The bus stops, the door opens, and enters a Marine Corps Drill Instructor who immediately begins shouting at us to, “wake up, , , wake up, , , get off the bus, , , hurry up, , , move it, , , move it”. This was the “wake-up call” and something that got your attention and quickly let you know that you were in someone else’s house now, , , “This is not Kansas, Toto”.

We all scramble out of the bus where another Drill Instructor starts lining us up in single file. Then we have our first Roll Call and we are instructed to shout “Here” when our name is called and run to a new line they create in alphabetical order. Life will not be fun for anyone who answers, “Present” or messes this up.

Everyone seems to be here so they march us to a processing center, , , a large room with rows of tables. There, we are instructed to empty our pockets of anything and everything on us, , , money, key chains, wallets, jewelry, , , everything. There will be dire consequences for anyone found with “contraband”. We put our personal belongings in a plastic bag and write our name and address on the outside.

Then we are instructed to write a short note to our parents telling them we have arrived safely and are now “in the care of the US Marine Corps”.

Then, we march to an empty barracks where we are told to stand in front of the bunks at attention. This would be a position we would get very accustomed to, , , standing at attention in front of our bunks. We would also get very used to the guys facing us and on either side of us, , , this will be who we see the most for the next 12 weeks.

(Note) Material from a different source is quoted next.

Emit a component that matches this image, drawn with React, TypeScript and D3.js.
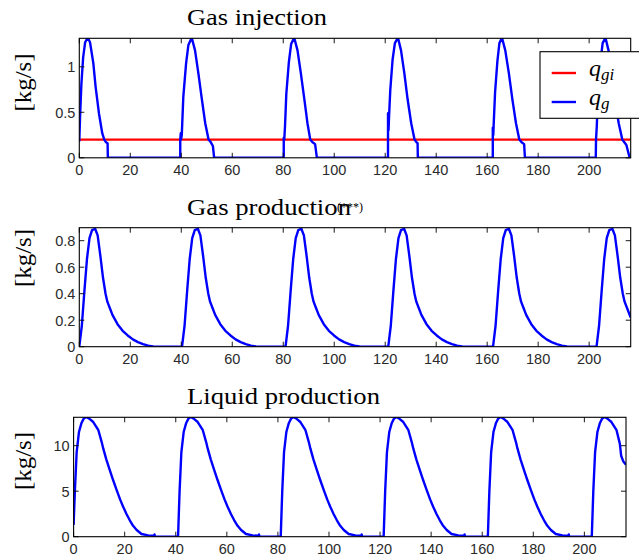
import React from "react";
import * as d3 from "d3";

// ---------- data ----------
const timeMax = 216.3;
const xTickValues = [0, 20, 40, 60, 80, 100, 120, 140, 160, 180, 200];

const injTicks = [0, 0.5, 1];
const prodTicks = [0, 0.2, 0.4, 0.6, 0.8];
const liqTicks = [0, 5, 10];

const titles = ["Gas injection", "Gas production", "Liquid production"];
const yLabel = "[kg/s]";

// q_gi : constant injection set-point
const qgi: [number, number][] = [[0, 0.2], [216.3, 0.2]];

// q_g : gas injection rate
const qgInj: [number, number][] = [
  [0, 0.18], [0.3, 0.45], [0.8, 0.8], [1.5, 1.1], [2.3, 1.27], [3.3, 1.32], [4.2, 1.27], [5.5, 1.04], [6.4, 0.78], [7.7, 0.49], [9.0, 0.27], [9.8, 0.2], [10.5, 0.17], [11.1, 0.16], [11.2, 0],
  [39.6, 0], [39.6, 0.2], [39.8, 0.27], [39.9, 0.2], [40.2, 0.25], [40.8, 0.67], [41.9, 1.04], [42.8, 1.24], [44.1, 1.32], [45.4, 1.18], [46.7, 0.93], [48.1, 0.64], [49.4, 0.38], [50.7, 0.2], [51.6, 0.17], [52.4, 0.13], [52.9, 0],
  [80.2, 0], [80.2, 0.22], [80.4, 0.2], [80.7, 0.35], [81.2, 0.7], [82.2, 1.05], [83.1, 1.25], [84.3, 1.32], [85.6, 1.18], [86.9, 0.93], [88.3, 0.64], [89.5, 0.38], [90.6, 0.2], [91.5, 0.17], [92.5, 0.15], [93.2, 0],
  [121.1, 0], [121.1, 0.49], [121.3, 0.3], [121.5, 0.45], [122, 0.75], [122.9, 1.08], [123.8, 1.26], [125, 1.32], [126.2, 1.18], [127.5, 0.93], [128.8, 0.64], [130.2, 0.38], [131.5, 0.2], [132.3, 0.17], [132.7, 0.16], [132.8, 0],
  [162.2, 0], [162.2, 0.33], [162.4, 0.25], [162.6, 0.4], [163.1, 0.72], [164, 1.06], [164.8, 1.26], [165.8, 1.32], [167.1, 1.18], [168.5, 0.93], [169.9, 0.64], [171.3, 0.38], [172.6, 0.2], [173.5, 0.17], [174.5, 0.15], [174.8, 0],
  [202.6, 0], [202.7, 0.2], [203, 0.35], [203.5, 0.7], [204.4, 1.05], [205.3, 1.26], [206.4, 1.32], [207.6, 1.18], [208.8, 0.93], [210.1, 0.64], [211.6, 0.38], [213, 0.2], [213.8, 0.17], [214.6, 0.14], [215.9, 0], [216.3, 0],
];

// gas production
const gasProd: [number, number][] = [
  [0, 0], [1, 0.16], [2, 0.42], [3, 0.66], [4, 0.82], [5, 0.88], [6.2, 0.89], [7.2, 0.84], [8.3, 0.68], [9.3, 0.52], [10.3, 0.4], [11, 0.34], [12, 0.29], [13, 0.24], [15, 0.17], [17, 0.12], [19, 0.085], [21, 0.055], [23, 0.035], [25, 0.02], [27, 0.008], [29, 0.002], [31, 0],
  [40.3, 0], [41.3, 0.16], [42.3, 0.42], [43.3, 0.66], [44.3, 0.82], [45.3, 0.88], [46.5, 0.89], [47.5, 0.84], [48.6, 0.68], [49.6, 0.52], [50.6, 0.4], [51.3, 0.34], [52.3, 0.29], [53.3, 0.24], [55.3, 0.17], [57.3, 0.12], [59.3, 0.085], [61.3, 0.055], [63.3, 0.035], [65.3, 0.02], [67.3, 0.008], [69.3, 0.002], [71.3, 0],
  [80.9, 0], [81.9, 0.16], [82.9, 0.42], [83.9, 0.66], [84.9, 0.82], [85.9, 0.88], [87.1, 0.89], [88.1, 0.84], [89.2, 0.68], [90.2, 0.52], [91.2, 0.4], [91.9, 0.34], [92.9, 0.29], [93.9, 0.24], [95.9, 0.17], [97.9, 0.12], [99.9, 0.085], [101.9, 0.055], [103.9, 0.035], [105.9, 0.02], [107.9, 0.008], [109.9, 0.002], [111.9, 0],
  [121.2, 0], [122.2, 0.16], [123.2, 0.42], [124.2, 0.66], [125.2, 0.82], [126.2, 0.88], [127.4, 0.89], [128.4, 0.84], [129.5, 0.68], [130.5, 0.52], [131.5, 0.4], [132.2, 0.34], [133.2, 0.29], [134.2, 0.24], [136.2, 0.17], [138.2, 0.12], [140.2, 0.085], [142.2, 0.055], [144.2, 0.035], [146.2, 0.02], [148.2, 0.008], [150.2, 0.002], [152.2, 0],
  [162.3, 0], [163.3, 0.16], [164.3, 0.42], [165.3, 0.66], [166.3, 0.82], [167.3, 0.88], [168.5, 0.89], [169.5, 0.84], [170.6, 0.68], [171.6, 0.52], [172.6, 0.4], [173.3, 0.34], [174.3, 0.29], [175.3, 0.24], [177.3, 0.17], [179.3, 0.12], [181.3, 0.085], [183.3, 0.055], [185.3, 0.035], [187.3, 0.02], [189.3, 0.008], [191.3, 0.002], [193.3, 0],
  [202.9, 0], [203.9, 0.16], [204.9, 0.42], [205.9, 0.66], [206.9, 0.82], [207.9, 0.88], [209.1, 0.89], [210.1, 0.84], [211.2, 0.68], [212.2, 0.52], [213.2, 0.4], [213.9, 0.34], [214.9, 0.29], [216.3, 0.22],
];

// liquid production
const liqProd: [number, number][] = [
  [0, 1.3], [0.5, 5], [1.2, 9.3], [2.1, 11.5], [3.1, 12.5], [3.9, 12.95], [4.8, 13.15], [6, 13], [7.7, 12.6], [9.7, 11.7], [11, 10.4], [11.6, 9.7], [12.8, 8.5], [14.2, 7.3], [15.5, 6.2], [16.9, 5.1], [18.2, 4.1], [19.4, 3.3], [20.7, 2.5], [22, 1.8], [23.3, 1.2], [24.7, 0.74], [26.6, 0.3], [29.2, 0.15], [31.5, 0.1], [31.7, 0.25], [31.8, 0],
  [40.9, 0], [41.5, 5], [42.2, 9.3], [43.1, 11.5], [44.1, 12.5], [44.9, 12.95], [45.8, 13.15], [46.9, 13], [48.6, 12.6], [50.6, 11.7], [51.9, 10.4], [52.5, 9.7], [53.7, 8.5], [55.1, 7.3], [56.4, 6.2], [57.8, 5.1], [59.1, 4.1], [60.3, 3.3], [61.6, 2.5], [62.9, 1.8], [64.2, 1.2], [65.6, 0.74], [67.5, 0.3], [70.1, 0.15], [72.4, 0.1], [72.6, 0.25], [72.7, 0],
  [81.1, 0], [81.7, 5], [82.4, 9.3], [83.3, 11.5], [84.3, 12.5], [85.1, 12.95], [86, 13.15], [87.1, 13], [88.8, 12.6], [90.8, 11.7], [92.1, 10.4], [92.7, 9.7], [93.9, 8.5], [95.3, 7.3], [96.6, 6.2], [98, 5.1], [99.3, 4.1], [100.5, 3.3], [101.8, 2.5], [103.1, 1.8], [104.4, 1.2], [105.8, 0.74], [107.7, 0.3], [110.3, 0.15], [112.6, 0.1], [112.8, 0.25], [112.9, 0],
  [121.4, 0], [122, 5], [122.7, 9.3], [123.6, 11.5], [124.6, 12.5], [125.4, 12.95], [126.3, 13.15], [127.4, 13], [129.1, 12.6], [131.1, 11.7], [132.4, 10.4], [133, 9.7], [134.2, 8.5], [135.6, 7.3], [136.9, 6.2], [138.3, 5.1], [139.6, 4.1], [140.8, 3.3], [142.1, 2.5], [143.4, 1.8], [144.7, 1.2], [146.1, 0.74], [148, 0.3], [150.6, 0.15], [152.9, 0.1], [153.1, 0.25], [153.2, 0],
  [162.2, 0], [162.8, 5], [163.5, 9.3], [164.4, 11.5], [165.4, 12.5], [166.2, 12.95], [167.1, 13.15], [168.2, 13], [169.9, 12.6], [171.9, 11.7], [173.2, 10.4], [173.8, 9.7], [175, 8.5], [176.4, 7.3], [177.7, 6.2], [179.1, 5.1], [180.4, 4.1], [181.6, 3.3], [182.9, 2.5], [184.2, 1.8], [185.5, 1.2], [186.9, 0.74], [188.8, 0.3], [191.4, 0.15], [193.7, 0.1], [193.9, 0.25], [194, 0],
  [202.9, 0], [203.5, 5], [204.2, 9.3], [205.1, 11.5], [206.1, 12.5], [206.9, 12.95], [207.8, 13.15], [208.9, 13], [210.6, 12.6], [212.6, 11.7], [213.9, 10.2], [214.4, 8.9], [215.2, 8.3], [216.3, 7.9],
];

// ---------- drawing ----------
const BLUE = "#0000ff";
const RED = "#ff0000";
const TICK_FONT = "'Liberation Sans', Arial, Helvetica, sans-serif";
const SERIF = "'Liberation Serif', 'Times New Roman', serif";

type Series = { data: [number, number][]; color: string };

function Panel(props: {
  id: string;
  left: number; right: number; top: number; bottom: number;
  yMax: number; yTicks: number[];
  series: Series[];
  title: string; titleLen: number; titleY: number;
  labelCenter: number;
}) {
  const { id, left, right, top, bottom, yMax, yTicks, series } = props;
  const x = d3.scaleLinear().domain([0, timeMax]).range([left, right]);
  const y = d3.scaleLinear().domain([0, yMax]).range([bottom, top]);
  const line = d3.line<[number, number]>().x((d) => x(d[0])).y((d) => y(d[1]));
  const tl = 5;
  return (
    <g>
      <defs>
        <clipPath id={id}>
          <rect x={left} y={top} width={right - left} height={bottom - top} />
        </clipPath>
      </defs>
      <g clipPath={`url(#${id})`}>
        {series.map((s, i) => (
          <path key={i} d={line(s.data) || ""} fill="none" stroke={s.color} strokeWidth={2.4} strokeLinejoin="round" />
        ))}
      </g>
      <rect x={left} y={top} width={right - left} height={bottom - top} fill="none" stroke="#000" strokeWidth={1.1} />
      {xTickValues.map((t) => (
        <g key={"x" + t}>
          <line x1={x(t)} x2={x(t)} y1={bottom} y2={bottom - tl} stroke="#000" strokeWidth={0.9} />
          <line x1={x(t)} x2={x(t)} y1={top} y2={top + tl} stroke="#000" strokeWidth={0.9} />
          <text x={x(t)} y={bottom + 17} textAnchor="middle" fontFamily={TICK_FONT} fontSize={14.5} fill="#2a2a2a">{t}</text>
        </g>
      ))}
      {yTicks.map((t) => (
        <g key={"y" + t}>
          <line x1={left} x2={left + tl} y1={y(t)} y2={y(t)} stroke="#000" strokeWidth={0.9} />
          <line x1={right} x2={right - tl} y1={y(t)} y2={y(t)} stroke="#000" strokeWidth={0.9} />
          <text x={left - 4} y={y(t) + 5.5} textAnchor="end" fontFamily={TICK_FONT} fontSize={14.5} fill="#2a2a2a">{t}</text>
        </g>
      ))}
      <text x={187} y={props.titleY} fontFamily={SERIF} fontSize={24} fill="#000" textLength={props.titleLen} lengthAdjust="spacingAndGlyphs">{props.title}</text>
      <text transform={`translate(31,${props.labelCenter}) rotate(-90)`} textAnchor="middle" fontFamily={SERIF} fontSize={24} fill="#000" textLength={58} lengthAdjust="spacingAndGlyphs">{yLabel}</text>
    </g>
  );
}

export default function App() {
  return (
    <svg width={639} height={558} style={{ position: "absolute", left: 0, top: 0, background: "#fff" }}>
      <rect x={0} y={0} width={639} height={558} fill="#fff" />
      <Panel id="c1" left={79.3} right={630.7} top={38.3} bottom={157.8} yMax={1.313} yTicks={injTicks}
        series={[{ data: qgi, color: RED }, { data: qgInj, color: BLUE }]}
        title={titles[0]} titleLen={140} titleY={24.5} labelCenter={82.5} />
      <Panel id="c2" left={79.3} right={630.7} top={227.7} bottom={346.7} yMax={0.898} yTicks={prodTicks}
        series={[{ data: gasProd, color: BLUE }]}
        title={titles[1]} titleLen={164} titleY={215} labelCenter={258} />
      <text x={337} y={211} fontFamily={SERIF} fontSize={13} fill="#000" textLength={26} lengthAdjust="spacingAndGlyphs">(***)</text>
      <Panel id="c3" left={73.6} right={626} top={417.3} bottom={536.7} yMax={13.12} yTicks={liqTicks}
        series={[{ data: liqProd, color: BLUE }]}
        title={titles[2]} titleLen={193} titleY={403.5} labelCenter={461} />
      <g>
        <rect x={540} y={51.7} width={120} height={66.6} fill="#fff" stroke="#000" strokeWidth={1.1} />
        <line x1={551.7} x2={576} y1={73} y2={73} stroke={RED} strokeWidth={2.4} />
        <line x1={551.7} x2={576} y1={102} y2={102} stroke={BLUE} strokeWidth={2.4} />
        <text x={589} y={76} fontFamily={SERIF} fontStyle="italic" fontSize={24} fill="#000">q<tspan fontSize={17} dy={4}>gi</tspan></text>
        <text x={589} y={105} fontFamily={SERIF} fontStyle="italic" fontSize={24} fill="#000">q<tspan fontSize={17} dy={4}>g</tspan></text>
      </g>
    </svg>
  );
}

No sitting or lying on our bunks except when we sleep, , , even then we had to sleep at attention.

First thing in the morning, , , around 5:00am we head to the barber where all our hair is cut, , , we get a high and tight Marine Corps “buzz”. We all looked pretty sad with no hair, pale skin, and a look on our faces that looked like, “What have I gotten myself into?”

No talking allowed, , , the consequences are not good, , , you learn quickly to do exactly what the Drill Instructors tell you ( and nothing else) if you have any smarts at all. Still, there are always a couple who just “don’t get it”. These guys will pay for their mistakes over and over during the course of our 12 weeks at Parris Island.

I can’t call myself a Marine yet, , , still just a lowly recruit at this point. Graduating from Parris Island Recruit Depot will allow me to actually become part of the Marine Corps family.

USMC physical

29 04 2012

I remember going to downtown Nashville to get my physical for the Marine Corps. It was March of 1969 and I was excited as well as a bit nervous about enlisting but I knew I needed to do something.

I had recently been kicked out of college for doing some improper things, , , seems that I discovered women and alcohol at the same time, , , and at a church school at that. When I was put on probation and couldn’t play on the golf team, , , things just got worse until the Dean told me I should go back home. This Dean and I made amends four years later after I got out of the Marine Corps and he told me, “Some kids just need more time to grow up, , , and you were one of those kids.”

My Dad did the best thing for me when he told me, “Son, you are either going back to school or you need to get a job, , , but you are not going to lay on my couch all day.” Best thing he could have done and it worked, , , I decided to enlist in the Marine Corps.

There was about 100 of us being processed through physicals, , , young men and boys preparing to go off to boot camp for their selected service, , , Army, Navy, Air Force, and the United States Marine Corps.

I learned quickly that the Marine Corps was something special. When they brought us our box lunches, the Marine Corps lunches were bigger and better than the others.  Oooohhh,,raaaahhhh!!